◆ The problem ◆
Give back exactly the lines from the beginning of the listing below to the line holding "plt.rcParams['font.family'] = ['Liberation", both ends included; the pictures stay out.

● ● ● ● ●

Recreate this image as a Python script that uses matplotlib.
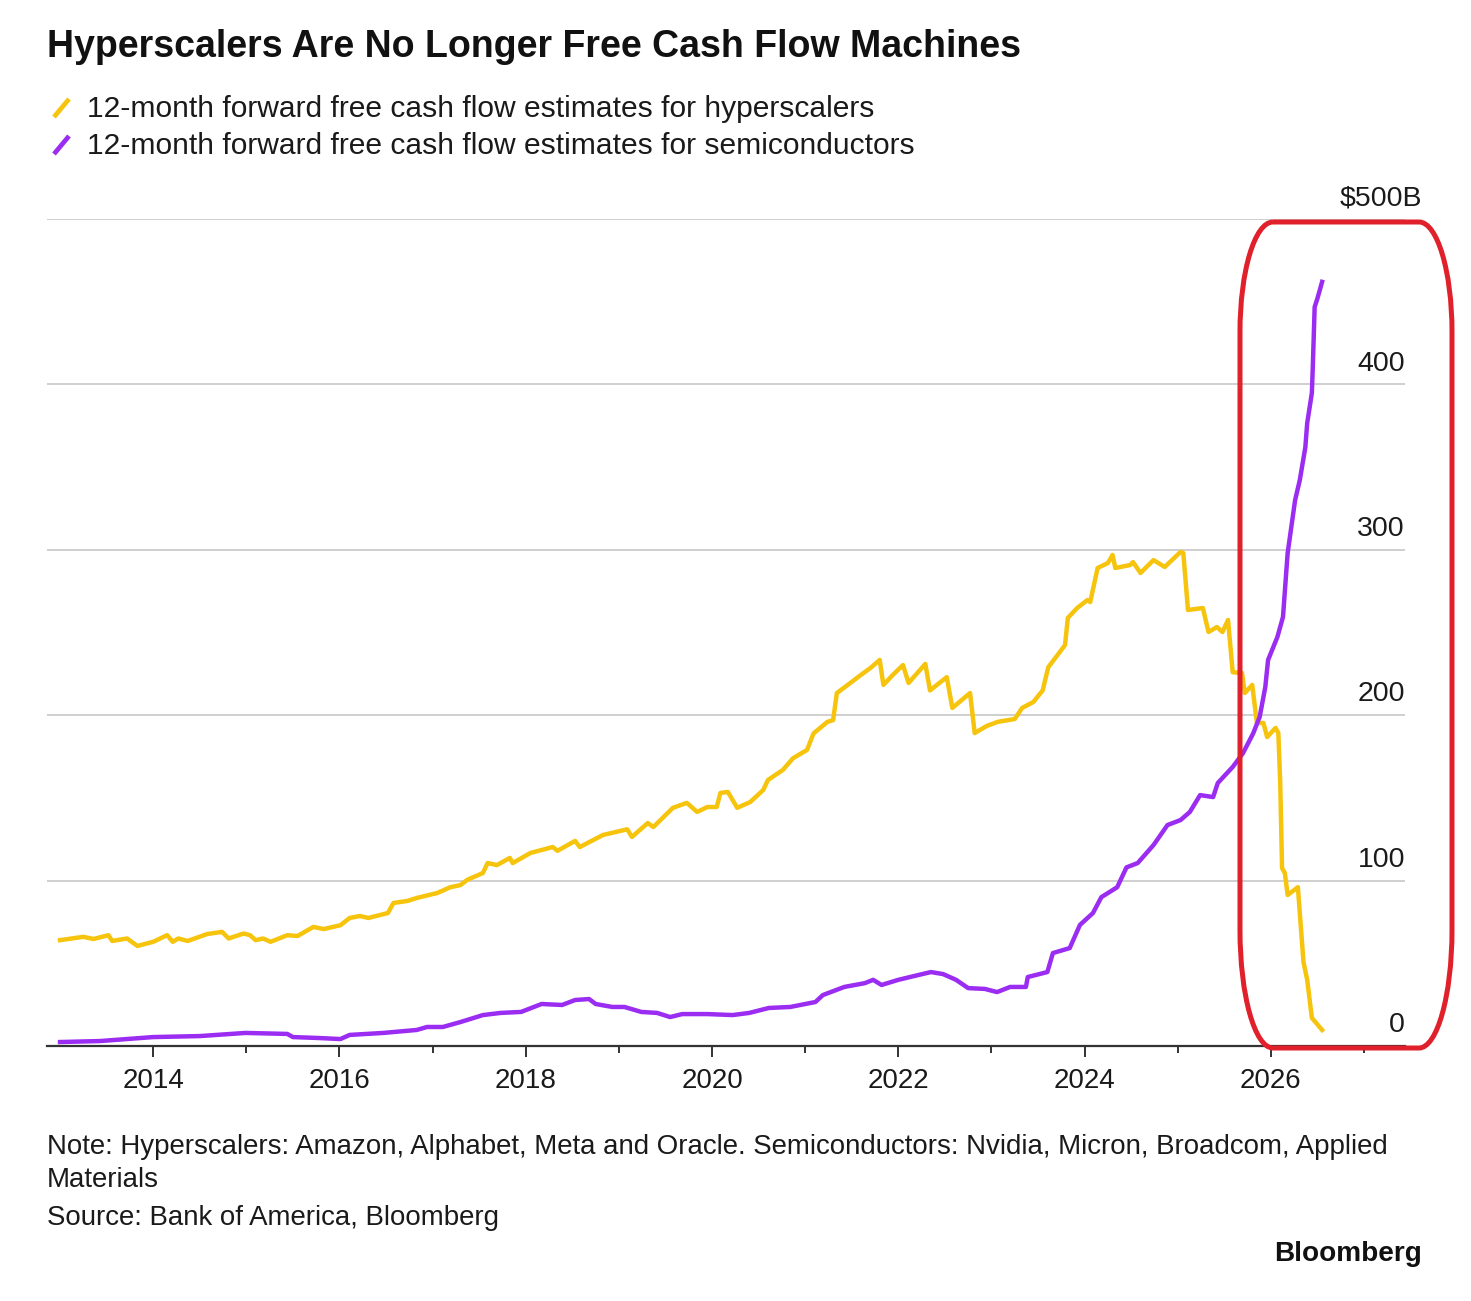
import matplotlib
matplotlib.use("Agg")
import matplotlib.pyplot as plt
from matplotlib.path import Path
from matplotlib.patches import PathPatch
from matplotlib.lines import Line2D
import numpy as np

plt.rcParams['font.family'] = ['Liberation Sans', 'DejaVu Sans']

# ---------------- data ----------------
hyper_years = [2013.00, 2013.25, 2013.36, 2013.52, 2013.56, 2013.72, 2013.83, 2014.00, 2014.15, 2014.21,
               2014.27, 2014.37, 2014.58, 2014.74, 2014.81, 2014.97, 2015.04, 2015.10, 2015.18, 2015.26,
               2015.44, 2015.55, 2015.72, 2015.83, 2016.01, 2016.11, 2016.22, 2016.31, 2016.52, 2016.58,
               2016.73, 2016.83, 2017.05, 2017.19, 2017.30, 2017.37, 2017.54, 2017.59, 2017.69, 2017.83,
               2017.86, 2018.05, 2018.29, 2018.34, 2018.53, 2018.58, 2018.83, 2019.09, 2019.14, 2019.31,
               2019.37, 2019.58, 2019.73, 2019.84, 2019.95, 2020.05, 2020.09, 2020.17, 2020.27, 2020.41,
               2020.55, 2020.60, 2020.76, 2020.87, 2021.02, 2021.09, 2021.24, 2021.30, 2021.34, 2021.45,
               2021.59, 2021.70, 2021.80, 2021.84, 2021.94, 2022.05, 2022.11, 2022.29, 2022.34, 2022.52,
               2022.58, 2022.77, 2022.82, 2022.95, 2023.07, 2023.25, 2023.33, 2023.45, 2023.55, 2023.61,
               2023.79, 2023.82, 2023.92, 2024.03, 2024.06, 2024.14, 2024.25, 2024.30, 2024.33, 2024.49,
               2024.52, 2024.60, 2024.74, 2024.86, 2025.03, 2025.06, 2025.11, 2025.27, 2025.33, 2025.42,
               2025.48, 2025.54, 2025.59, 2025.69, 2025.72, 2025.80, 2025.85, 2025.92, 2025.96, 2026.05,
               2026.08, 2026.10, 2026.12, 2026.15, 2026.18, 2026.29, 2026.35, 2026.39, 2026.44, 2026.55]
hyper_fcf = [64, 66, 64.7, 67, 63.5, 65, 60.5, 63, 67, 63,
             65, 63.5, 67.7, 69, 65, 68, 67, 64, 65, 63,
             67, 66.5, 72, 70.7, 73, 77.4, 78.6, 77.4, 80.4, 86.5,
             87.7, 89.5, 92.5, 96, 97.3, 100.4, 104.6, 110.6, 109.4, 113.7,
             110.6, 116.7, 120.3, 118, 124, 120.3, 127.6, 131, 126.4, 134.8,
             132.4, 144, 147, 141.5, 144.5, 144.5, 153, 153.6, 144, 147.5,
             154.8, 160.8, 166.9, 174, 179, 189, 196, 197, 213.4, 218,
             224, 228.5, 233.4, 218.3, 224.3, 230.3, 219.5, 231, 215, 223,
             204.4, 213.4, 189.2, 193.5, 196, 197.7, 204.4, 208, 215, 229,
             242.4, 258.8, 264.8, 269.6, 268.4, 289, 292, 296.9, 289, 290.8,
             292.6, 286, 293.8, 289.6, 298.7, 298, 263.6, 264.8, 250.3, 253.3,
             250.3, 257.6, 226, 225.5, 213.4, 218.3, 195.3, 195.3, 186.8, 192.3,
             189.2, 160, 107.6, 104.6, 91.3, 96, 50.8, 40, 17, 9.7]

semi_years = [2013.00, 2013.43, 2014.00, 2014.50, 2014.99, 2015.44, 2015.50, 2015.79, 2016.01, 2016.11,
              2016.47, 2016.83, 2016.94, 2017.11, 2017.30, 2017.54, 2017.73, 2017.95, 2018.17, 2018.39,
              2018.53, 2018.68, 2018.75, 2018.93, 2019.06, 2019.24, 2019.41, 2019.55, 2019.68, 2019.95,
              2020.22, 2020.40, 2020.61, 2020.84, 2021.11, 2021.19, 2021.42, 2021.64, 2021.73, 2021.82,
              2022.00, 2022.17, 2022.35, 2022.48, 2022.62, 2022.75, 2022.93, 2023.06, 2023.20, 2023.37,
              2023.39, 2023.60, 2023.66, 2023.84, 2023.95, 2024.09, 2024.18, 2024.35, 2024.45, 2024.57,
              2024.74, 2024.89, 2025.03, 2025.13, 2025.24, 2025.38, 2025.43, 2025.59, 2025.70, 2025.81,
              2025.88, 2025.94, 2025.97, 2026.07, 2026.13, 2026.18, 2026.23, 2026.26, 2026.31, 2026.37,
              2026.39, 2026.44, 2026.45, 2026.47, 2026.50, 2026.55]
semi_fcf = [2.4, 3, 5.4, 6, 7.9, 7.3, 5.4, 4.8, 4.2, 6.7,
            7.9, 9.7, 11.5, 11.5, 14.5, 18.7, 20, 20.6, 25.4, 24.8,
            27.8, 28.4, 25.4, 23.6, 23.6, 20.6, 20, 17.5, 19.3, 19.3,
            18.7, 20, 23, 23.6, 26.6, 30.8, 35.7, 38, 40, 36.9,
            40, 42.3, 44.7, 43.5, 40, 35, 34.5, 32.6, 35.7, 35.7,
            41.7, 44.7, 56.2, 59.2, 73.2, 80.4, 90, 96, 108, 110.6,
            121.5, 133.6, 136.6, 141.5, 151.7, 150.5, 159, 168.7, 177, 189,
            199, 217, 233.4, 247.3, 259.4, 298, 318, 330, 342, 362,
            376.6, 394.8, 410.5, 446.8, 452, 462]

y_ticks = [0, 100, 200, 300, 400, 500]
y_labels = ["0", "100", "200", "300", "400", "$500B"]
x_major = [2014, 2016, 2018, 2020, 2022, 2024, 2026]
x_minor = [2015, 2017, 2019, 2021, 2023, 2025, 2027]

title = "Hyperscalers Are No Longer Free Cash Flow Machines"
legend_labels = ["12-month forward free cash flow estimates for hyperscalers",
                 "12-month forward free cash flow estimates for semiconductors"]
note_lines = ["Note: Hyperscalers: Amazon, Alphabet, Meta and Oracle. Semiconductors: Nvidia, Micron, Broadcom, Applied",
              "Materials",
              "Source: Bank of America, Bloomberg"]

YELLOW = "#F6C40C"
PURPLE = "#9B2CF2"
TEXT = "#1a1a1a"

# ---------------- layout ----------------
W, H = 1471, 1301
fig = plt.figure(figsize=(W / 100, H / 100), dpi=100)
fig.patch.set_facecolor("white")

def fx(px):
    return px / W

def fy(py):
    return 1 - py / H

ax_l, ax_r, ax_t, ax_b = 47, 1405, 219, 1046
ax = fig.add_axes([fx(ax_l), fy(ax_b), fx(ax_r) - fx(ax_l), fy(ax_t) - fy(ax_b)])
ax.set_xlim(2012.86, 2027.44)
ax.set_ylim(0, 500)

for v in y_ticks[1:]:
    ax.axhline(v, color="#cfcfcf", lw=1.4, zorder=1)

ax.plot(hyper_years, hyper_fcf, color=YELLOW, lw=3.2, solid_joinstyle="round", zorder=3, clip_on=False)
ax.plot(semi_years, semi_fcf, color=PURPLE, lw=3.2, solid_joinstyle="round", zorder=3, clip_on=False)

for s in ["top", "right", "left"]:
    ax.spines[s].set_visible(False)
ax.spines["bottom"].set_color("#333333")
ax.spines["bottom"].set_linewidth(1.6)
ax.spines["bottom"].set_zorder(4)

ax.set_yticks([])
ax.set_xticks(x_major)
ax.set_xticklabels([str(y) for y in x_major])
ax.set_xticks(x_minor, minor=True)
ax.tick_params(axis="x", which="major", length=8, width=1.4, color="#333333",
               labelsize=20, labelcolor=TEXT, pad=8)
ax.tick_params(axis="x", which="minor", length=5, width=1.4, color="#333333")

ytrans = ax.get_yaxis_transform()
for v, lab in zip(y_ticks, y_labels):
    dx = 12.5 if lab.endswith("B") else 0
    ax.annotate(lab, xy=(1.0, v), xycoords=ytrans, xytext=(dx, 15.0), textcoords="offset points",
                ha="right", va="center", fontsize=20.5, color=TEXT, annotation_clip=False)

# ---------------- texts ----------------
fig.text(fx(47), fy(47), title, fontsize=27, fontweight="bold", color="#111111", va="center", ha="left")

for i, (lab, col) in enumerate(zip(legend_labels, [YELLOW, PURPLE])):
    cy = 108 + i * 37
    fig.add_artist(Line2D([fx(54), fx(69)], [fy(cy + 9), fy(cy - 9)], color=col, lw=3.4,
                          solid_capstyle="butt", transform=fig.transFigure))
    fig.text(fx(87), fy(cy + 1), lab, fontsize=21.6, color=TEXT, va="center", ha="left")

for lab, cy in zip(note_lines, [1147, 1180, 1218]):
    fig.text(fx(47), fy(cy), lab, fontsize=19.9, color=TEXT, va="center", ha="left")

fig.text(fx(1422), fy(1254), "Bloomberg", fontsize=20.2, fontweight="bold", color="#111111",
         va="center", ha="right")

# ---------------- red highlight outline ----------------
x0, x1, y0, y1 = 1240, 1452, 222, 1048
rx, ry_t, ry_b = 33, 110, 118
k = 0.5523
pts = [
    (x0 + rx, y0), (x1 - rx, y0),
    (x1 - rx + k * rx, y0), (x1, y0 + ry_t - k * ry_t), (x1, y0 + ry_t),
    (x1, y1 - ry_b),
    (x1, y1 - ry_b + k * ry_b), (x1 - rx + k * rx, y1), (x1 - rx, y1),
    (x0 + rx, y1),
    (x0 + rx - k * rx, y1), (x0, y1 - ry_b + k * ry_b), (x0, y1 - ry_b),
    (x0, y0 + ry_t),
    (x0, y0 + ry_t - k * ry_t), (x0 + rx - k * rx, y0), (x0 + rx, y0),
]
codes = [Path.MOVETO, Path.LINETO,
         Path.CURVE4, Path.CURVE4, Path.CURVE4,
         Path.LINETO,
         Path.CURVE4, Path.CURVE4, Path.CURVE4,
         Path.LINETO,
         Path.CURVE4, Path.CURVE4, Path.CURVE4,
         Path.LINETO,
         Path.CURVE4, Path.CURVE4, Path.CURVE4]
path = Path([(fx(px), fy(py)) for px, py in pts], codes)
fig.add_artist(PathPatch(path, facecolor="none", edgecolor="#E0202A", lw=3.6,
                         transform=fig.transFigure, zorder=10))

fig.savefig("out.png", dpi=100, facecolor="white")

● ● ● ● ●

◆ Completed exercise ◆
Recreate this image as a Python script that uses matplotlib.
import matplotlib
matplotlib.use("Agg")
import matplotlib.pyplot as plt
from matplotlib.path import Path
from matplotlib.patches import PathPatch
from matplotlib.lines import Line2D
import numpy as np

plt.rcParams['font.family'] = ['Liberation Sans', 'DejaVu Sans']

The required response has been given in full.